Mandatory evacuation orders were in place for Lahaina residents, Mr Bissen noted, while tourists in hotels were told to shelter in place so that emergency vehicles could get into the area.

The mayor said that downed power poles added to the chaos as people attempted to flee Lahaina by cutting off two important roads of town. Speaking at a Thursday afternoon press conference, he said that 29 poles fell with live wires still attached, cutting off the roads to Wailuku and the airport and leaving only the narrow highway toward Kahakuloa.

Communications have been spotty on the island, with emergency, landline and mobile phone service failing at times. Power was also out in parts of Maui.

Tourists were advised to stay away, and about 11,000 flew out of Maui on Wednesday with at least 1,500 more were expected to leave on Thursday, according to Ed Sniffen, state transportation director.

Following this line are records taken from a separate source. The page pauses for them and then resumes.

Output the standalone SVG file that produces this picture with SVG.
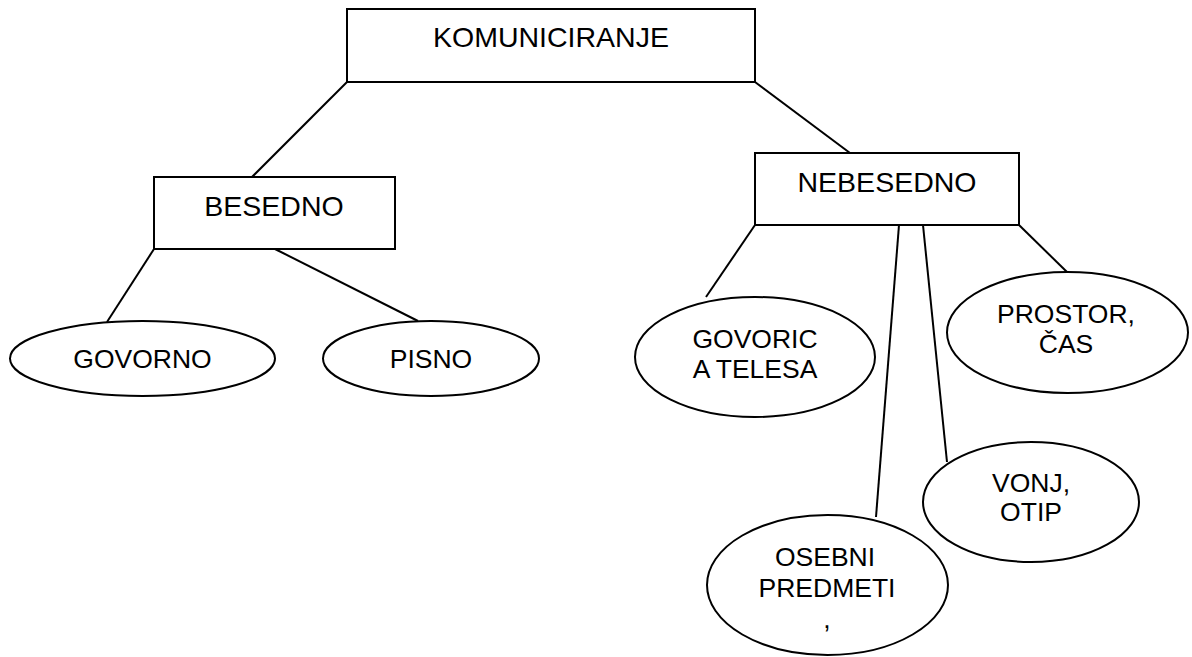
<svg xmlns="http://www.w3.org/2000/svg" width="1192" height="657" viewBox="0 0 1192 657">
<style>
.box{fill:#fff;stroke:#000;stroke-width:2}
.ell{fill:#fff;stroke:#000;stroke-width:2}
.ln{stroke:#000;stroke-width:2;fill:none}
.bt{font-family:"Liberation Sans",Arial,sans-serif;font-size:28.5px;fill:#000;text-anchor:middle}
.et{font-family:"Liberation Sans",Arial,sans-serif;font-size:26.5px;fill:#000;text-anchor:middle}
</style>
<rect width="1192" height="657" fill="#fff"/>
<g id="connectors">
<line class="ln" x1="347" y1="82" x2="252" y2="177"/>
<line class="ln" x1="755" y1="82" x2="850" y2="153"/>
<line class="ln" x1="154" y1="249" x2="107" y2="322"/>
<line class="ln" x1="275" y1="249" x2="418" y2="321"/>
<line class="ln" x1="755" y1="225" x2="706" y2="297"/>
<line class="ln" x1="899" y1="225" x2="876" y2="517"/>
<line class="ln" x1="923" y1="225" x2="947" y2="462"/>
<line class="ln" x1="1019" y1="225" x2="1067" y2="272"/>
</g>
<g id="komuniciranje">
<rect class="box" x="347" y="9" width="408" height="73"/>
<text class="bt" x="551" y="47">KOMUNICIRANJE</text>
</g>
<g id="besedno">
<rect class="box" x="154" y="177" width="241" height="72"/>
<text class="bt" x="274" y="216">BESEDNO</text>
</g>
<g id="nebesedno">
<rect class="box" x="755" y="153" width="264" height="72"/>
<text class="bt" x="887" y="192">NEBESEDNO</text>
</g>
<g id="govorno">
<ellipse class="ell" cx="142.5" cy="358.5" rx="132.5" ry="37.5"/>
<text class="et" x="142.5" y="368">GOVORNO</text>
</g>
<g id="pisno">
<ellipse class="ell" cx="431" cy="358.5" rx="108" ry="37.5"/>
<text class="et" x="431" y="368">PISNO</text>
</g>
<g id="govorica-telesa">
<ellipse class="ell" cx="755" cy="357" rx="120" ry="60"/>
<text class="et" x="755" y="348">GOVORIC</text>
<text class="et" x="755" y="378">A TELESA</text>
</g>
<g id="prostor-cas">
<ellipse class="ell" cx="1067.5" cy="332.5" rx="120.5" ry="60.5"/>
<text class="et" x="1066" y="323">PROSTOR,</text>
<text class="et" x="1066" y="353">ČAS</text>
</g>
<g id="vonj-otip">
<ellipse class="ell" cx="1031" cy="502" rx="108" ry="60"/>
<text class="et" x="1031" y="492">VONJ,</text>
<text class="et" x="1031" y="521">OTIP</text>
</g>
<g id="osebni-predmeti">
<ellipse class="ell" cx="827.5" cy="585" rx="120.5" ry="70"/>
<text class="et" x="825" y="566">OSEBNI</text>
<text class="et" x="827" y="597">PREDMETI</text>
<text class="et" x="827" y="628">,</text>
</g>
</svg>
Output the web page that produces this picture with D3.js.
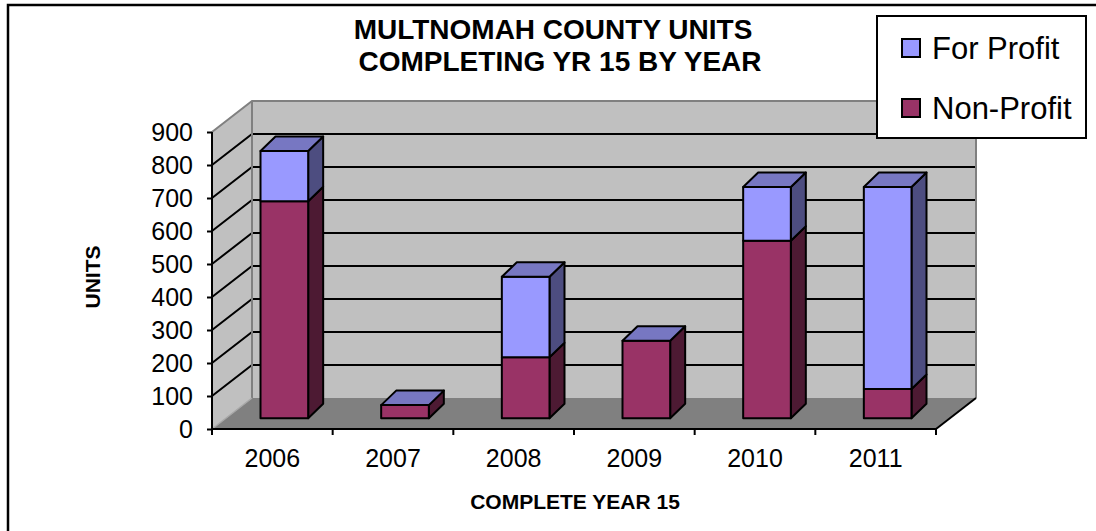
<!DOCTYPE html>
<html>
<head>
<meta charset="utf-8">
<script src="https://cdn.jsdelivr.net/npm/d3@7"></script>
<style>
  body { margin: 0; background: #fff; }
  svg { display: block; font-family: "Liberation Sans", Arial, sans-serif; }
</style>
</head>
<body>
<svg width="1096" height="531"></svg>
<script>
var years = ["2006", "2007", "2008", "2009", "2010", "2011"];
var nonProfit = [658, 40, 185, 235, 538, 89];
var forProfit = [152, 0, 244, 0, 163, 612];
var yTicks = [0, 100, 200, 300, 400, 500, 600, 700, 800, 900];
var seriesNames = ["For Profit", "Non-Profit"];

var svg = d3.select("svg");

// plot box (front plane)
var plotL = 212, plotR = 936, plotB = 429, plotT = 132;
// depth of walls, and of bars
var wdx = 40, wdy = -31;
var bdx = 15, bdy = -14.5;
var frontX = 12, frontY = -10.7;

var x = d3.scaleBand().domain(years).range([plotL, plotR]);
var y = d3.scaleLinear().domain([0, 900]).range([plotB, plotT]);

var colors = {
    fp: { front: "#9999ff", side: "#4d4d80", top: "#7777c2" },
    np: { front: "#993366", side: "#4d1a33", top: "#7a2952" }
};

// frame
svg.append("rect")
    .attr("x", 8).attr("y", 5).attr("width", 1200).attr("height", 600)
    .attr("fill", "none").attr("stroke", "#000").attr("stroke-width", 2.5);

// walls and floor
var y0 = y(0), y9 = y(900);
svg.append("polygon")
    .attr("points", [[plotL, y0], [plotL, y9], [plotL + wdx, y9 + wdy], [plotL + wdx, y0 + wdy]].join(" "))
    .attr("fill", "#c0c0c0");
svg.append("polygon")
    .attr("points", [[plotL + wdx, y9 + wdy], [plotR + wdx, y9 + wdy], [plotR + wdx, y0 + wdy], [plotL + wdx, y0 + wdy]].join(" "))
    .attr("fill", "#c0c0c0");
svg.append("polygon")
    .attr("points", [[plotL, y0], [plotR, y0], [plotR + wdx, y0 + wdy], [plotL + wdx, y0 + wdy]].join(" "))
    .attr("fill", "#808080");

// gridlines
var grid = svg.append("g").attr("stroke", "#000").attr("stroke-width", 2).attr("fill", "none");
yTicks.filter(function(v) { return v > 0 && v < 900; }).forEach(function(v) {
    grid.append("polyline")
        .attr("points", [[plotL, y(v)], [plotL + wdx, y(v) + wdy], [plotR + wdx, y(v) + wdy]].join(" "));
});

// wall edges
var edges = svg.append("g").attr("stroke", "#808080").attr("stroke-width", 2).attr("fill", "none");
edges.append("polyline")
    .attr("points", [[plotL, y9], [plotL + wdx, y9 + wdy], [plotR + wdx, y9 + wdy], [plotR + wdx, y0 + wdy]].join(" "));
edges.append("line")
    .attr("x1", plotL + wdx).attr("y1", y9 + wdy).attr("x2", plotL + wdx).attr("y2", y0 + wdy);
svg.append("line")
    .attr("x1", plotL).attr("y1", y0).attr("x2", plotL + wdx).attr("y2", y0 + wdy)
    .attr("stroke", "#a8a8a8").attr("stroke-width", 1.5);
svg.append("line")
    .attr("x1", plotR).attr("y1", y0).attr("x2", plotR + wdx).attr("y2", y0 + wdy)
    .attr("stroke", "#000").attr("stroke-width", 2);

// bars
var bw = x.bandwidth() * 0.395;
var bars = svg.append("g").attr("stroke", "#000").attr("stroke-width", 2).attr("stroke-linejoin", "round");

function segment(g, x0, v0, v1, c) {
    var x1 = x0 + bw, yb = y(v0) + frontY, yt = y(v1) + frontY;
    g.append("polygon")
        .attr("points", [[x1, yb], [x1 + bdx, yb + bdy], [x1 + bdx, yt + bdy], [x1, yt]].join(" "))
        .attr("fill", c.side);
    g.append("rect")
        .attr("x", x0).attr("y", yt).attr("width", bw).attr("height", yb - yt)
        .attr("fill", c.front);
}

years.forEach(function(yr, i) {
    var g = bars.append("g");
    var x0 = x(yr) + x.bandwidth() / 2 + frontX - bw / 2;
    var np = nonProfit[i], total = nonProfit[i] + forProfit[i];
    segment(g, x0, 0, np, colors.np);
    if (forProfit[i] > 0) segment(g, x0, np, total, colors.fp);
    var yt = y(total) + frontY;
    g.append("polygon")
        .attr("points", [[x0, yt], [x0 + bdx, yt + bdy], [x0 + bw + bdx, yt + bdy], [x0 + bw, yt]].join(" "))
        .attr("fill", colors.fp.top);
});

// y axis
var yAxis = svg.append("g")
    .attr("transform", "translate(" + plotL + ",0)")
    .call(d3.axisLeft(y).tickValues(yTicks).tickSize(5).tickPadding(14));
yAxis.select(".domain").attr("stroke-width", 2).attr("d", "M0," + y0 + "V" + y9);
yAxis.selectAll(".tick line").attr("stroke-width", 2);
yAxis.selectAll("text").attr("font-size", 25).attr("font-family", "Liberation Sans, Arial, sans-serif").attr("fill", "#000");

// x axis
var xAxis = svg.append("g")
    .attr("transform", "translate(0," + plotB + ")")
    .call(d3.axisBottom(x).tickSize(0).tickPadding(20));
xAxis.select(".domain").attr("stroke-width", 2).attr("d", "M" + plotL + ",0H" + plotR);
xAxis.selectAll("text").attr("font-size", 25).attr("font-family", "Liberation Sans, Arial, sans-serif").attr("fill", "#000");
years.concat(["end"]).forEach(function(yr, i) {
    var bx = plotL + i * x.step();
    xAxis.append("line").attr("x1", bx).attr("x2", bx).attr("y1", 0).attr("y2", 6)
        .attr("stroke", "#000").attr("stroke-width", 2);
});

// titles
var title = svg.append("text").attr("font-size", 28).attr("font-weight", "bold").attr("text-anchor", "middle");
title.append("tspan").attr("x", 553).attr("y", 39).text("MULTNOMAH COUNTY UNITS");
title.append("tspan").attr("x", 560).attr("y", 71).text("COMPLETING YR 15 BY YEAR");

svg.append("text")
    .attr("x", 575).attr("y", 509)
    .attr("font-size", 21).attr("font-weight", "bold").attr("text-anchor", "middle")
    .text("COMPLETE YEAR 15");

svg.append("text")
    .attr("transform", "translate(100,277) rotate(-90)")
    .attr("font-size", 21).attr("font-weight", "bold").attr("text-anchor", "middle")
    .text("UNITS");

// legend
var legend = svg.append("g");
legend.append("rect")
    .attr("x", 877).attr("y", 16).attr("width", 209).attr("height", 122)
    .attr("fill", "#fff").attr("stroke", "#000").attr("stroke-width", 2);
var items = legend.selectAll("g.item").data(seriesNames).enter().append("g")
    .attr("transform", function(d, i) { return "translate(902," + (39 + i * 60) + ")"; });
items.append("rect")
    .attr("width", 18).attr("height", 18)
    .attr("fill", function(d, i) { return i === 0 ? colors.fp.front : colors.np.front; })
    .attr("stroke", "#000").attr("stroke-width", 2);
items.append("text")
    .attr("x", 30).attr("y", 20)
    .attr("font-size", 31)
    .text(function(d) { return d; });
</script>
</body>
</html>
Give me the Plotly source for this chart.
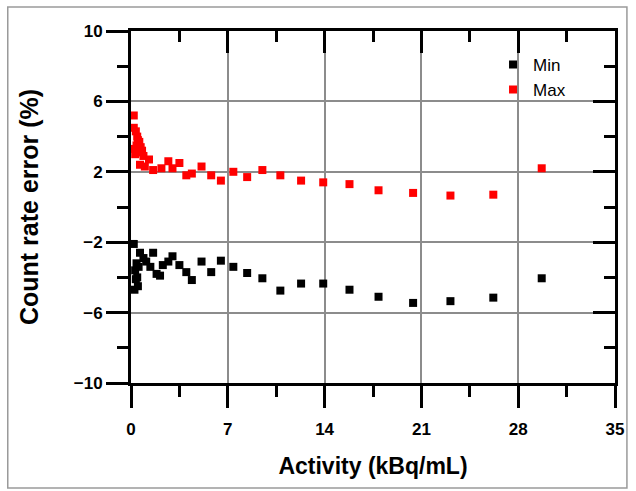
import plotly.graph_objects as go

# Count rate error vs activity
min_x = [0.2, 0.25, 0.3, 0.35, 0.4, 0.45, 0.5, 0.55, 0.65, 0.9, 1.1, 1.4, 1.6, 1.85,
         2.1, 2.3, 2.7, 3.0, 3.5, 4.0, 4.4, 5.1, 5.8, 6.5, 7.4, 8.4, 9.5, 10.8, 12.3,
         13.9, 15.8, 17.9, 20.4, 23.1, 26.2, 29.7]
min_y = [-2.1, -4.7, -3.6, -4.1, -3.2, -4.0, -4.5, -3.4, -2.6, -2.9, -3.1, -3.4, -2.6, -3.8,
         -3.9, -3.3, -3.1, -2.8, -3.3, -3.7, -4.15, -3.1, -3.7, -3.05, -3.4, -3.75, -4.05,
         -4.75, -4.35, -4.35, -4.7, -5.1, -5.45, -5.35, -5.15, -4.05]

max_x = [0.2, 0.2, 0.25, 0.3, 0.35, 0.4, 0.45, 0.5, 0.55, 0.6, 0.65, 0.7, 0.8, 0.9, 1.0,
         1.3, 1.6, 2.2, 2.7, 3.0, 3.5, 4.0, 4.4, 5.1, 5.8, 6.5, 7.4, 8.4, 9.5, 10.8, 12.3,
         13.9, 15.8, 17.9, 20.4, 23.1, 26.2, 29.7]
max_y = [5.2, 4.5, 3.3, 3.0, 4.3, 3.5, 4.0, 3.8, 3.1, 3.7, 2.4, 3.4, 3.2, 2.9, 2.3,
         2.7, 2.1, 2.2, 2.6, 2.2, 2.5, 1.8, 1.9, 2.3, 1.8, 1.5, 2.0, 1.7, 2.1, 1.8, 1.5,
         1.4, 1.3, 0.95, 0.8, 0.65, 0.7, 2.2]

x_ticks = [0, 7, 14, 21, 28, 35]
y_ticks = [-10, -6, -2, 2, 6, 10]

FONT = "Liberation Sans"

fig = go.Figure()
fig.add_trace(go.Scatter(x=min_x, y=min_y, mode="markers", name="Min",
                         marker=dict(symbol="square", size=8, color="black")))
fig.add_trace(go.Scatter(x=max_x, y=max_y, mode="markers", name="Max",
                         marker=dict(symbol="square", size=8, color="#ff0000")))

axis_common = dict(showline=True, linecolor="black", linewidth=3,
                   tickcolor="black", tickwidth=3, zeroline=False)

fig.update_layout(
    width=636, height=491,
    margin=dict(l=131, r=18, t=31, b=108),
    paper_bgcolor="white", plot_bgcolor="white",
    font=dict(family=FONT, color="black"),
    showlegend=True,
    legend=dict(x=0.748, y=0.955, xanchor="left", yanchor="top",
                bgcolor="rgba(0,0,0,0)", font=dict(size=17, family=FONT),
                tracegroupgap=0),
    xaxis=dict(range=[0, 35], tickvals=x_ticks, ticks="outside", ticklen=22,
               minor=dict(dtick=3.5, tick0=0, ticks="outside", ticklen=11,
                          tickwidth=3, tickcolor="black", showgrid=False),
               showgrid=True, gridcolor="#8c8c8c", gridwidth=1.5,
               tickfont=dict(size=17, weight="bold"), ticklabelstandoff=7,
               title=dict(text="Activity (kBq/mL)", standoff=20,
                          font=dict(size=23, weight="bold")),
               **axis_common),
    yaxis=dict(range=[-10, 10], tickvals=y_ticks, ticks="outside", ticklen=22,
               minor=dict(dtick=2, tick0=-10, ticks="outside", ticklen=11,
                          tickwidth=3, tickcolor="black", showgrid=False),
               showgrid=True, gridcolor="#8c8c8c", gridwidth=1.5,
               tickfont=dict(size=17, weight="bold"),
               title=dict(text="Count rate error (%)", standoff=29,
                          font=dict(size=25, weight="bold")),
               **axis_common),
    xaxis2=dict(range=[0, 35], overlaying="x", side="top", tickvals=x_ticks,
                ticks="inside", ticklen=22, showticklabels=False, showgrid=False,
                minor=dict(dtick=3.5, tick0=0, ticks="inside", ticklen=11,
                           tickwidth=3, tickcolor="black", showgrid=False),
                **axis_common),
    yaxis2=dict(range=[-10, 10], overlaying="y", side="right", tickvals=y_ticks,
                ticks="inside", ticklen=22, showticklabels=False, showgrid=False,
                minor=dict(dtick=2, tick0=-10, ticks="inside", ticklen=11,
                           tickwidth=3, tickcolor="black", showgrid=False),
                **axis_common),
)

# invisible trace so the mirrored axes are drawn
fig.add_trace(go.Scatter(x=[None], y=[None], xaxis="x2", yaxis="y2",
                         showlegend=False, hoverinfo="skip"))

# outer frame of the picture
fig.add_shape(type="rect", xref="paper", yref="paper",
              x0=-124 / 487, x1=1 + 12 / 487, y0=-105 / 352, y1=1 + 24 / 352,
              line=dict(color="#9a9a9a", width=1.5))

fig.write_html("out.html", config={"displayModeBar": False},
               post_script="document.body.style.margin='0';")
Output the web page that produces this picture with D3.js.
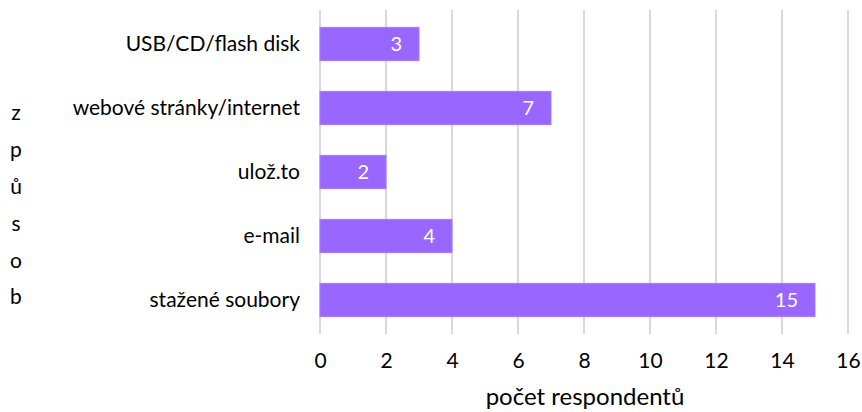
<!DOCTYPE html>
<html>
<head>
<meta charset="utf-8">
<script src="https://cdn.jsdelivr.net/npm/d3@7"></script>
<style>
  body { margin: 0; background: #fff; }
  text { font-family: Lato, "Open Sans", sans-serif; fill: #000; }
</style>
</head>
<body>
<svg id="chart" width="862" height="412"></svg>
<script>
// Způsob získání souborů – počet respondentů
const categories = ["USB/CD/flash disk", "webové stránky/internet", "ulož.to", "e-mail", "stažené soubory"];
const values = [3, 7, 2, 4, 15];
const xTicks = [0, 2, 4, 6, 8, 10, 12, 14, 16];
const xTitle = "počet respondentů";
const yTitle = "způsob";

const svg = d3.select("#chart");
const margin = { left: 320, right: 14, top: 12, bottom: 80 };
const W = 862, H = 412;
const font = "Lato, 'Open Sans', sans-serif";

const x = d3.scaleLinear().domain([0, 16]).range([margin.left, W - margin.right]);
const y = d3.scaleBand().domain(categories).range([margin.top, H - margin.bottom]).paddingInner(0.48).paddingOuter(0.24);

// vertical gridlines
svg.append("g").selectAll("line").data(xTicks).join("line")
  .attr("x1", d => x(d)).attr("x2", d => x(d))
  .attr("y1", margin.top - 2).attr("y2", H - margin.bottom + 2)
  .attr("stroke", "#d9d9d9").attr("stroke-width", 2);

// x-axis tick labels
const xAxis = d3.axisBottom(x).tickValues(xTicks).tickSize(0).tickPadding(0);
const gx = svg.append("g").attr("transform", `translate(0, ${H - margin.bottom + 21})`).call(xAxis);
gx.select(".domain").remove();
gx.selectAll("text").attr("font-size", 21).attr("font-family", font).attr("fill", "#000");

// y-axis category labels
const yAxis = d3.axisLeft(y).tickSize(0).tickPadding(20);
const gy = svg.append("g").attr("transform", `translate(${margin.left}, 0)`).call(yAxis);
gy.select(".domain").remove();
gy.selectAll("text").attr("font-size", 21).attr("font-family", font).attr("fill", "#000");

// bars
svg.append("g").selectAll("rect").data(categories).join("rect")
  .attr("x", x(0))
  .attr("y", d => y(d))
  .attr("width", (d, i) => x(values[i]) - x(0))
  .attr("height", y.bandwidth())
  .attr("fill", "#9966ff")
  .attr("stroke", "#a57cff").attr("stroke-width", 1);

// value labels inside bar ends
svg.append("g").selectAll("text").data(categories).join("text")
  .attr("x", (d, i) => x(values[i]) - 17)
  .attr("y", d => y(d) + y.bandwidth() / 2)
  .attr("dy", "0.36em")
  .attr("text-anchor", "end")
  .attr("font-size", 20)
  .style("fill", "#fff")
  .text((d, i) => values[i]);

// x-axis title
svg.append("text")
  .attr("x", (x(0) + x(16)) / 2 + 1)
  .attr("y", 405)
  .attr("text-anchor", "middle")
  .attr("font-size", 24)
  .text(xTitle);

// y-axis title, one letter per line
const letters = Array.from(yTitle);
svg.append("g").selectAll("text").data(letters).join("text")
  .attr("x", 16)
  .attr("y", (d, i) => 113 + i * 36.8)
  .attr("dy", "0.35em")
  .attr("text-anchor", "middle")
  .attr("font-size", 21)
  .text(d => d);
</script>
</body>
</html>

Officials turned the Hawaii Convention Centre in Honolulu into an assistance centre for tourists and locals, stocking it with water, food, and volunteers who help visitors arrange travel home.

US President Joe Biden has declared a major disaster on Maui. On Thursday, he pledged that the federal response will ensure that “anyone who’s lost a loved one, or whose home has been damaged or destroyed, is going to get help immediately”.

Mr Biden promised to streamline requests for assistance and said the Federal Emergency Management Agency was “surging emergency personnel” on the island.

Pope Francis sent a telegram of condolences to the people of Hawaii, offering prayers for the victims, the injured and displaced from the wildfires.

The note said Francis was saddened to learn of the destruction and “expressed solidarity with all those suffering from this tragedy, especially those whose loved ones have died or are missing.”

He also offered prayers for emergency responders who are providing aid to the victims.